The vox humana (from Latin 'human voice'; Spanish and voz humana; voix humaine; voce umana, also a term for a celeste stop, q.v.) is a short-resonator reed stop on the pipe organ, so named because of its supposed resemblance to the human voice. As a rule, the stop is used with a tremulant, which undulates the wind supply, causing a vibrato effect. The vox humana is intended to evoke the impression of a singing choir or soloist, though the success of this intent depends as much upon the acoustics of the room in which the organ speaks as it does the voicing of the pipes. It is almost invariably at 8 ft pitch, though on theater organs it is not uncommon to encounter a chorus of vox humana stops unified at 16 ft, 8 ft and occasionally 4 ft pitch on the Great manual and 8 ft and 4 ft pitch on the Accompaniment manual.
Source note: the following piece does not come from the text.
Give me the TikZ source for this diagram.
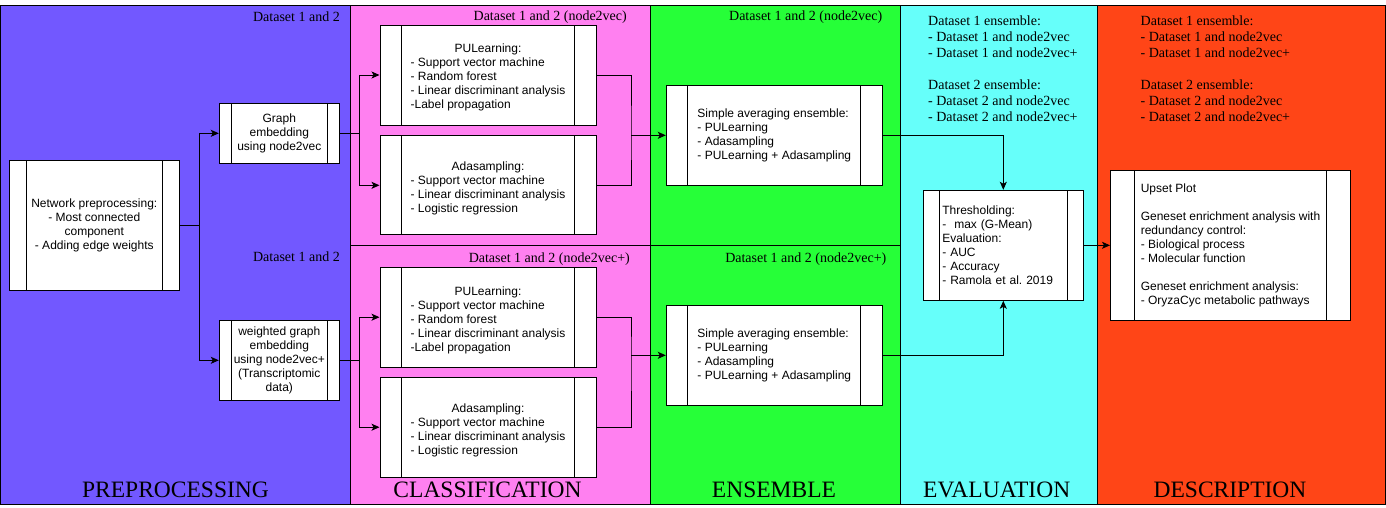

The vox humana is one of the oldest reeds in organ building, based on its appearance in very early instruments. It is common on French classical organs in the 17th and 18th centuries, where it was used as a solo voice. The vox humana also appears on German and Dutch organs of the period, though not as frequently as in France. French organs in the 19th and 20th centuries almost invariably featured a voix humaine in the Récit (the most commonly enclosed division of the French romantic organ), though by this time the literature had evolved and it was used to play rich, harmonic chordal progressions. Many American organs built in the romantic style include a vox humana in order to facilitate the playing of this literature.

Vox humana stops in very old organs had a fairly wide variety of designs and tonal qualities. It was during the nineteenth century that the design became fairly standardized. Today, most builders construct vox humana pipes in approximately the same way, though the scaling will vary between builders and according to the tonal style in which the organ is designed. The actual sound of the pipe is dependent upon the voicer, with an open "O" or a long "E" sound probably being the most common result.